Heliophysicist Antti Pulkkinen of NASA's Goddard Space Flight Center and his team are installing scientific substations beneath high-voltage power transmission lines to measure in real time a phenomenon known as geomagnetically induced currents (GICs). In addition to gathering data important to the power industry, the project will allow heliophysicists to "reverse engineer" the data to learn more about the conditions in Earth's upper atmosphere that lead to the generation of GICs during severe space weather events.

Scientist Antti Pulkkinen is using high-voltage power transmission lines as a very large antenna to measure a space weather-related phenomenon. (NASA Goddard/Bill Hrybyk)

GICs typically occur one-to-three days after the sun unleashes a coronal mass ejection (CME), a gigantic bubble of charged particles that can carry up to 10 billion tons of matter. If a CME slams into Earth's magnetosphere, the impact causes electromagnetic fluctuations, which result in geomagnetic storms at Earth. These storms increase electric currents that in turn, drive the fluctuations in Earth’s magnetic field near the ground. These surface currents can flow through any large-scale conductive structure, including power lines, oil and gas pipelines, undersea communications cables, telephone and telegraph networks, and railways.

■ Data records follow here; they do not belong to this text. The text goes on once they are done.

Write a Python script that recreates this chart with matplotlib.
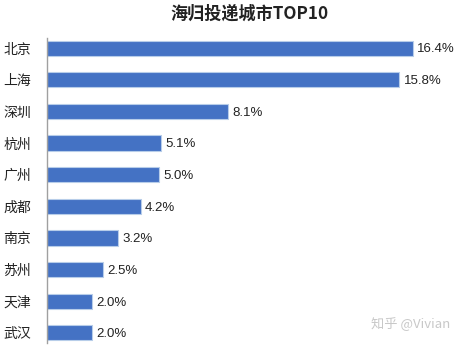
import matplotlib.pyplot as plt

plt.rcParams['font.family'] = ['Noto Sans CJK SC', 'DejaVu Sans']

cities = ["北京", "上海", "深圳", "杭州", "广州", "成都", "南京", "苏州", "天津", "武汉"]
shares = [16.4, 15.8, 8.1, 5.1, 5.0, 4.2, 3.2, 2.5, 2.0, 2.0]
labels = ["16.4%", "15.8%", "8.1%", "5.1%", "5.0%", "4.2%", "3.2%", "2.5%", "2.0%", "2.0%"]

fig = plt.figure(figsize=(4.62, 3.47), dpi=100)
ax = fig.add_axes([0.1017, 0.0115, 0.869, 0.879])

ypos = list(range(len(cities)))
ax.barh(ypos, shares, height=0.48, color='#4472c4', edgecolor='#b7cde9', linewidth=0.8)

for y, v, t in zip(ypos, shares, labels):
    ax.text(v + 0.2, y + 0.04, t, va='center', ha='left', fontsize=9.5, color='#222222',
            family=['Liberation Sans'])

ax.set_yticks(ypos)
ax.set_yticklabels(cities, fontsize=10, color='#222222')
ax.set_xticks([])
ax.set_xlim(0, 18)
ax.set_ylim(9.32, -0.32)
ax.tick_params(axis='y', length=0, pad=11.5)
for side in ['top', 'right', 'bottom']:
    ax.spines[side].set_visible(False)
ax.spines['left'].set_color('#a0a0a0')
ax.spines['left'].set_linewidth(1.0)

fig.text(0.539, 0.962, "海归投递城市TOP10", ha='center', va='center',
         fontsize=12.3, fontweight='bold', color='#222222')
fig.text(0.974, 0.065, "知乎 @Vivian", ha='right', va='center',
         fontsize=9.5, color='#c8c8c8')

fig.savefig("out.png", dpi=100)
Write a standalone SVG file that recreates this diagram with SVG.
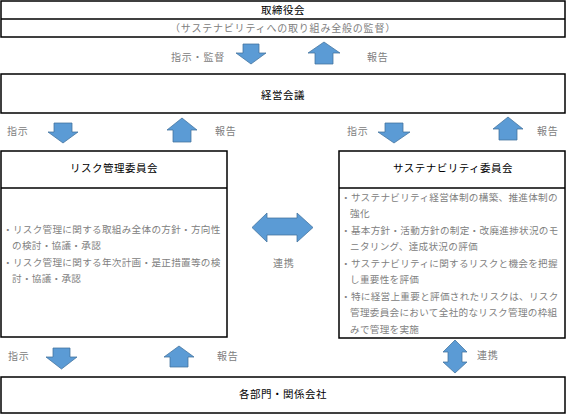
<svg xmlns="http://www.w3.org/2000/svg" width="567" height="415" viewBox="0 0 567 415">
<style>
.box{fill:#fff;stroke:#000;stroke-width:1.5}
.ttl{font-family:"Noto Sans CJK JP","Noto Sans",sans-serif;font-size:10.5px;fill:#000;text-anchor:middle;letter-spacing:0.5px}
.sub{font-family:"Noto Sans CJK JP","Noto Sans",sans-serif;font-size:10px;fill:#808080;text-anchor:middle;letter-spacing:0.8px}
.lbl{font-family:"Noto Sans CJK JP","Noto Sans",sans-serif;font-size:10px;fill:#808080;letter-spacing:0.8px}
.body{font-family:"Noto Sans CJK JP","Noto Sans",sans-serif;font-size:9.6px;fill:#808080;letter-spacing:0.3px}
.arr{fill:#5B9BD5;stroke:#41719C;stroke-width:0.75}
</style>
<g id="board">
<rect class="box" x="1" y="1" width="564" height="36"/>
<line x1="1" y1="19" x2="565" y2="19" stroke="#000" stroke-width="1.5"/>
<text class="ttl" x="283" y="14">取締役会</text>
<text class="sub" x="283" y="31.5">（サステナビリティへの取り組み全般の監督）</text>
</g>
<g id="mgmt">
<rect class="box" x="1" y="74" width="564" height="39"/>
<text class="ttl" x="283" y="98.5">経営会議</text>
</g>
<g id="risk">
<rect class="box" x="1" y="151" width="226" height="186"/>
<line x1="1" y1="188" x2="227" y2="188" stroke="#000" stroke-width="1.5"/>
<text class="ttl" x="114" y="172">リスク管理委員会</text>
<text class="body" x="3" y="232.5">・リスク管理に関する取組み全体の方針・方向性</text>
<text class="body" x="12" y="249">の検討・協議・承認</text>
<text class="body" x="3" y="265.5">・リスク管理に関する年次計画・是正措置等の検</text>
<text class="body" x="12" y="282">討・協議・承認</text>
</g>
<g id="sust">
<rect class="box" x="339" y="151" width="226" height="187"/>
<line x1="339" y1="188" x2="565" y2="188" stroke="#000" stroke-width="1.5"/>
<text class="ttl" x="453" y="172">サステナビリティ委員会</text>
<text class="body" x="341" y="200.5">・サステナビリティ経営体制の構築、推進体制の</text>
<text class="body" x="350" y="217">強化</text>
<text class="body" x="341" y="233.5">・基本方針・活動方針の制定・改廃進捗状況のモ</text>
<text class="body" x="350" y="250">ニタリング、達成状況の評価</text>
<text class="body" x="341" y="266.5">・サステナビリティに関するリスクと機会を把握</text>
<text class="body" x="350" y="283">し重要性を評価</text>
<text class="body" x="341" y="299.5">・特に経営上重要と評価されたリスクは、リスク</text>
<text class="body" x="350" y="316">管理委員会において全社的なリスク管理の枠組</text>
<text class="body" x="350" y="332.5">みで管理を実施</text>
</g>
<g id="depts">
<rect class="box" x="1" y="377" width="564" height="36"/>
<text class="ttl" x="283" y="398">各部門・関係会社</text>
</g>
<g id="connectors">
<polygon class="arr" points="243,44 259,44 259,53 266,53 251,64 236,53 243,53"/>
<polygon class="arr" points="324,42 340,53 333,53 333,64 315,64 315,53 308,53"/>
<polygon class="arr" points="54,123 72,123 72,132 78,132 63,143 48,132 54,132"/>
<polygon class="arr" points="182,118 197,130 191,130 191,142 173,142 173,130 167,130"/>
<polygon class="arr" points="385,123 403,123 403,132 410,132 394,143 378,132 385,132"/>
<polygon class="arr" points="508,117 523,129 517,129 517,140 499,140 499,129 493,129"/>
<polygon class="arr" points="53,348 70,348 70,357 77,357 61.5,369 46,357 53,357"/>
<polygon class="arr" points="179,346 194,357 188,357 188,367 170,367 170,357 164,357"/>
<polygon class="arr" points="252,227.5 267,213 267,218 297,218 297,213 313,227.5 297,242 297,235 267,235 267,242"/>
<polygon class="arr" points="455,340 467,352 462,352 462,362 467,362 455,373 443,362 448,362 448,352 443,352"/>
<text class="lbl" x="171" y="61">指示・監督</text>
<text class="lbl" x="367" y="61">報告</text>
<text class="lbl" x="7" y="135">指示</text>
<text class="lbl" x="215" y="135">報告</text>
<text class="lbl" x="347" y="135">指示</text>
<text class="lbl" x="537" y="135">報告</text>
<text class="lbl" x="273" y="266.5">連携</text>
<text class="lbl" x="8" y="359.5">指示</text>
<text class="lbl" x="217" y="359.5">報告</text>
<text class="lbl" x="477" y="359">連携</text>
</g>
</svg>
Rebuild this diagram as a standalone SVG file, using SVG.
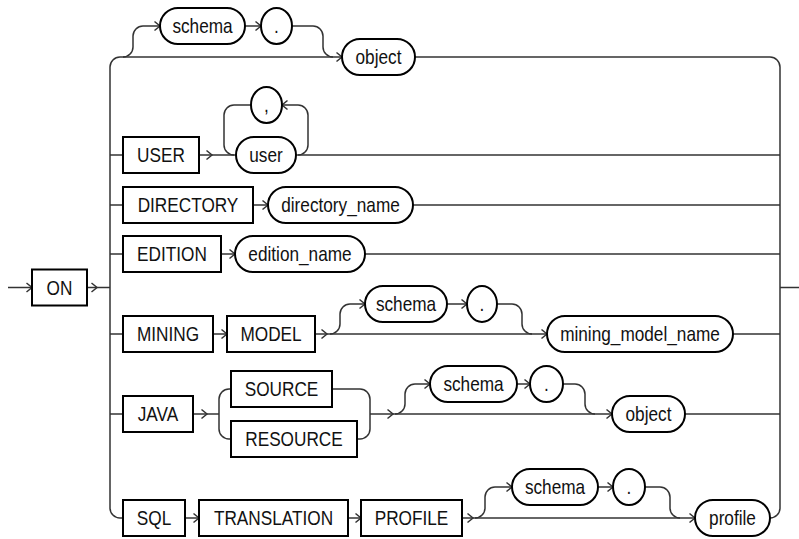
<svg xmlns="http://www.w3.org/2000/svg" width="799" height="539" viewBox="0 0 799 539">
<style>
.bg{fill:#fff}
.box{fill:#fff;stroke:#000;stroke-width:2}
.pill{fill:#fff;stroke:#000;stroke-width:2}
.ln{fill:none;stroke:#333;stroke-width:1.5}
.ar{fill:none;stroke:#333;stroke-width:1.5;marker-end:url(#arr)}
text{font-family:"Liberation Sans",Arial,sans-serif;font-size:21px;fill:#111;text-anchor:middle}
</style>
<defs>
<marker id="arr" markerUnits="userSpaceOnUse" markerWidth="10" markerHeight="12" viewBox="-7 -6 8 12" refX="0" refY="0" orient="auto">
<path d="M-5.5,-4.5 L0,0 L-5.5,4.5" fill="none" stroke="#333" stroke-width="1.5"/>
</marker>
</defs>
<rect class="bg" x="0" y="0" width="799" height="539"/>
<g id="connectors">
<path class="ar" d="M8,287.5 H32"/>
<path class="ar" d="M87,287.5 H97"/>
<path class="ln" d="M97,287.5 H110"/>
<path class="ln" d="M120,57 A10,10 0 0 0 110,67 V508 A10,10 0 0 0 120,518 H123"/>
<path class="ar" d="M120,57 H342"/>
<path class="ln" d="M415,57 H770 A10,10 0 0 1 780,67 V508 A10,10 0 0 1 770,518"/>
<path class="ln" d="M780,287.5 H799"/>
<path class="ar" d="M123,57 A10,10 0 0 0 133,47 V36 A10,10 0 0 1 143,26 H160"/>
<path class="ar" d="M245,26 H261"/>
<path class="ln" d="M292,26 H313 A10,10 0 0 1 323,36 V47 A10,10 0 0 0 333,57"/>
<path class="ln" d="M110,155 H123"/>
<path class="ar" d="M199,155 H212"/>
<path class="ln" d="M212,155 H236"/>
<path class="ln" d="M296,155 H780"/>
<path class="ar" d="M298,155 A10,10 0 0 0 308,145 V115 A10,10 0 0 0 298,105 H282"/>
<path class="ln" d="M251,105 H234 A10,10 0 0 0 224,115 V145 A10,10 0 0 0 234,155"/>
<path class="ln" d="M110,205 H123"/>
<path class="ar" d="M253,205 H268"/>
<path class="ln" d="M413,205 H780"/>
<path class="ln" d="M110,254 H123"/>
<path class="ar" d="M221,254 H235"/>
<path class="ln" d="M365,254 H780"/>
<path class="ln" d="M110,334 H123"/>
<path class="ar" d="M213,334 H227"/>
<path class="ar" d="M315,334 H327"/>
<path class="ar" d="M327,334 H547"/>
<path class="ar" d="M330,334 A10,10 0 0 0 340,324 V314 A10,10 0 0 1 350,304 H365"/>
<path class="ar" d="M447,304 H467"/>
<path class="ln" d="M497,304 H512 A10,10 0 0 1 522,314 V324 A10,10 0 0 0 532,334"/>
<path class="ln" d="M733,334 H780"/>
<path class="ln" d="M110,414 H123"/>
<path class="ar" d="M193,414 H207"/>
<path class="ln" d="M207,414 H219"/>
<path class="ln" d="M231,389 H229 A10,10 0 0 0 219,399 V429 A10,10 0 0 0 229,439 H231"/>
<path class="ln" d="M332,389 H360 A10,10 0 0 1 370,399 V429 A10,10 0 0 1 360,439 H357"/>
<path class="ar" d="M370,414 H393"/>
<path class="ar" d="M393,414 H612"/>
<path class="ar" d="M395,414 A10,10 0 0 0 405,404 V394 A10,10 0 0 1 415,384 H430"/>
<path class="ar" d="M517,384 H530"/>
<path class="ln" d="M563,384 H575 A10,10 0 0 1 585,394 V404 A10,10 0 0 0 595,414"/>
<path class="ln" d="M685,414 H780"/>
<path class="ar" d="M185,518 H199"/>
<path class="ar" d="M348,518 H361"/>
<path class="ar" d="M462,518 H473"/>
<path class="ar" d="M473,518 H695"/>
<path class="ar" d="M475,518 A10,10 0 0 0 485,508 V497 A10,10 0 0 1 495,487 H512"/>
<path class="ar" d="M598,487 H613"/>
<path class="ln" d="M645,487 H660 A10,10 0 0 1 670,497 V508 A10,10 0 0 0 680,518"/>
</g>
<g id="n-on"><rect class="box" x="32" y="269.5" width="55" height="36"/><text transform="translate(59.5,294.5) scale(0.82,1)">ON</text></g>
<g id="n-schema1"><rect class="pill" x="160" y="8" width="85" height="36" rx="18"/><text transform="translate(202.5,33) scale(0.82,1)">schema</text></g>
<g id="n-dot1"><rect class="pill" x="261" y="8" width="31" height="36" rx="15.5" ry="18"/><text transform="translate(276.5,33) scale(0.82,1)">.</text></g>
<g id="n-object1"><rect class="pill" x="342" y="39" width="73" height="36" rx="18"/><text transform="translate(378.5,64) scale(0.82,1)">object</text></g>
<g id="n-user-kw"><rect class="box" x="123" y="137" width="76" height="36"/><text transform="translate(161,162) scale(0.82,1)">USER</text></g>
<g id="n-comma"><rect class="pill" x="251" y="87" width="31" height="36" rx="15.5" ry="18"/><text transform="translate(266.5,112) scale(0.82,1)">,</text></g>
<g id="n-user"><rect class="pill" x="236" y="137" width="60" height="36" rx="18"/><text transform="translate(266,162) scale(0.82,1)">user</text></g>
<g id="n-directory"><rect class="box" x="123" y="187" width="130" height="36"/><text transform="translate(188,212) scale(0.82,1)">DIRECTORY</text></g>
<g id="n-directory-name"><rect class="pill" x="268" y="187" width="145" height="36" rx="18"/><text transform="translate(340.5,212) scale(0.82,1)">directory_name</text></g>
<g id="n-edition"><rect class="box" x="123" y="236" width="98" height="36"/><text transform="translate(172,261) scale(0.82,1)">EDITION</text></g>
<g id="n-edition-name"><rect class="pill" x="235" y="236" width="130" height="36" rx="18"/><text transform="translate(300,261) scale(0.82,1)">edition_name</text></g>
<g id="n-mining"><rect class="box" x="123" y="316" width="90" height="36"/><text transform="translate(168,341) scale(0.82,1)">MINING</text></g>
<g id="n-model"><rect class="box" x="227" y="316" width="88" height="36"/><text transform="translate(271,341) scale(0.82,1)">MODEL</text></g>
<g id="n-schema2"><rect class="pill" x="365" y="286" width="82" height="36" rx="18"/><text transform="translate(406,311) scale(0.82,1)">schema</text></g>
<g id="n-dot2"><rect class="pill" x="467" y="286" width="30" height="36" rx="15" ry="18"/><text transform="translate(482,311) scale(0.82,1)">.</text></g>
<g id="n-mining-model-name"><rect class="pill" x="547" y="316" width="186" height="36" rx="18"/><text transform="translate(640,341) scale(0.82,1)">mining_model_name</text></g>
<g id="n-java"><rect class="box" x="123" y="396" width="70" height="36"/><text transform="translate(158,421) scale(0.82,1)">JAVA</text></g>
<g id="n-source"><rect class="box" x="231" y="371" width="101" height="36"/><text transform="translate(281.5,396) scale(0.82,1)">SOURCE</text></g>
<g id="n-resource"><rect class="box" x="231" y="421" width="126" height="36"/><text transform="translate(294,446) scale(0.82,1)">RESOURCE</text></g>
<g id="n-schema3"><rect class="pill" x="430" y="366" width="87" height="36" rx="18"/><text transform="translate(473.5,391) scale(0.82,1)">schema</text></g>
<g id="n-dot3"><rect class="pill" x="530" y="366" width="33" height="36" rx="16.5" ry="18"/><text transform="translate(546.5,391) scale(0.82,1)">.</text></g>
<g id="n-object2"><rect class="pill" x="612" y="396" width="73" height="36" rx="18"/><text transform="translate(648.5,421) scale(0.82,1)">object</text></g>
<g id="n-sql"><rect class="box" x="123" y="500" width="62" height="36"/><text transform="translate(154,525) scale(0.82,1)">SQL</text></g>
<g id="n-translation"><rect class="box" x="199" y="500" width="149" height="36"/><text transform="translate(273.5,525) scale(0.82,1)">TRANSLATION</text></g>
<g id="n-profile-kw"><rect class="box" x="361" y="500" width="101" height="36"/><text transform="translate(411.5,525) scale(0.82,1)">PROFILE</text></g>
<g id="n-schema4"><rect class="pill" x="512" y="469" width="86" height="36" rx="18"/><text transform="translate(555,494) scale(0.82,1)">schema</text></g>
<g id="n-dot4"><rect class="pill" x="613" y="469" width="32" height="36" rx="16" ry="18"/><text transform="translate(629,494) scale(0.82,1)">.</text></g>
<g id="n-profile"><rect class="pill" x="695" y="500" width="75" height="36" rx="18"/><text transform="translate(732.5,525) scale(0.82,1)">profile</text></g>
</svg>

To command and control the magnetometers, the team is using LabNotes, an iPad application developed at Goddard that will time-tag and geolocate the magnetometers' data, and then deliver the information to a server via a cellular data network. In addition to sending one sample per second, the LabNotes-equipped iPad-Mini also could monitor the data and send a text message should an event warrant attention.